If you don’t encrypt your emails or files, you are leaving them out in the open. Anyone snooping on your traffic or using your device can read them. Find out what PGP encryption is and how it can improve your online privacy.
Pretty Good Privacy (PGP) is an industry-recognized encryption standard that provides privacy and ensures the authenticity of data you send or receive. PGP can be used to encrypt and decrypt text, emails, files or entire disk partitions as well as to create digital signatures. PGP was developed in 1991 by Phil Zimmermann, who named it after a fictional grocery store, “Ralph’s Pretty Good Grocery.”
The Internet Engineering Task Force (IETF) later used PGP to create the OpenPGP standard. The new open-source standard allowed many more softwares to adapt PGP key encryption, including email service providers and web browsers.
To understand encryption, imagine that you want to send a love letter, but you don’t want anyone to read it except the intended recipient. You write your letter and then create a code (in cryptography terms a key) to encrypt your message. For example, if you choose that each letter of the alphabet correlates to a number, then your message ‘I love you’ would read like this: “9 12-15-22-5 25-15-21”.
With the encryption algorithm, your lover will be able to decipher the message and reply in the same manner. This type of cryptography had been used for many years, but it presents many vulnerabilities.
For your message to stay private, you need to communicate your key to the recipient privately as well. You can’t send the key together with the message. If you send it in a separate envelope or in plain sight over the internet, it can easily be stolen. You could, of course, communicate the key in person, but that’s also inconvenient, especially if you need to deliver a message to someone on the other side of the world. That’s where PGP comes into place.
PGP file encryption uses “public-key cryptography,” which means that you need two keys – a public and a private key – to encrypt and decrypt messages. The public key is used to encrypt the data and the private key to decrypt it.
Imagine that someone puts their message in a box before sending it to you. This ‘encryption’ box has two locks and the sender needs to use your public key to ‘lock the box.’ You can share your public key with an individual or you can upload it on a key sharing servers. The public key then encrypts the message in a way that no one snooping on the traffic can decipher it, not even the sender himself.
Your public and private keys are related in a way that only a combination of the two can now unlock the box (decrypt the message). You are the only one who holds the private key, so only you can decrypt the message. You should never share your private key with anyone.

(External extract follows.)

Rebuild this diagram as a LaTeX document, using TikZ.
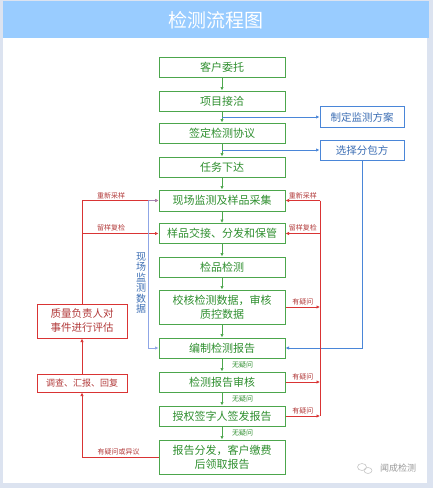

PGP encryption uses 128-bit keys, which makes it pretty challenging to break. In other words, there are 2^128 possible combinations someone could try before they break the encryption and reads your message.
For a brute force attack to be successful, the hacker would need a computer capable of running a billion keys every second. Even if such a supercomputer existed, it would still take more than 10,000,000,000,000 years to try all the possibilities. Therefore, PGP users can feel pretty safe using this encryption standard.
PGP is widely used to encrypt email communication. There are several plugins you can install on your Gmail account to encrypt your messages. PGP messages encrypt automatically while others will need manual configuration. However, these plugins do not encrypt your attachments or other sensitive information such as the subject line or your email address.
Instead, you can opt for a secure email service provider that has built-in PGP encryption. This means that your emails are encrypted automatically. Some will even offer extra features like anonymous registration, anonymous payment or even ‘burner email addresses.’ Beware that for the encryption to work, the receiver of your message will also need to use an email service provider that supports PGP.
Your PGP key can also be used to digitally sign documents you are sending over the internet and prove that they are authentically yours.
For example, imagine you’re sending a novel to your best friend. You encrypt the document with their public key and sign it with your private key. Once they receive the novel, they will know that it came from you and no one else. If for some reason someone intercepted the document and changed something – even just one letter or digit – your friend will see an invalid digital signature when they open the novel.
Bitcoin wallets can also be signed with the developer’s private key. A digital signature ensures that these pre-compiled wallets are not hiding any malicious code that could steal your cryptocurrency or other sensitive information.
You can also use PGP to encrypt your files, especially if you are sharing your device with someone else. To encrypt your files with PGP software, follow these steps:
Advanced users will be able to set up their own PGP encryption, but most users should look for services that provide PGP encryption as a feature. Like most protocols, it isn't available as a standalone app.
One of its most popular uses are for emails. Your best options would be to find an email provider that offers PGP encryption built-in. Fortunately, we've done a comprehensive review of the best privacy-oriented email providers that offer PGP and other encryption protocols to keep you secure.
Unfortunately, nothing is foolproof, and PGP-encrypted files have been broken before. However, this usually happens when the user fails to keep their private key genuinely private – not due to the encryption. Is PGP still secure? So long as you stay smart. Remember, your privacy is only as strong as your ability to remain vigilant.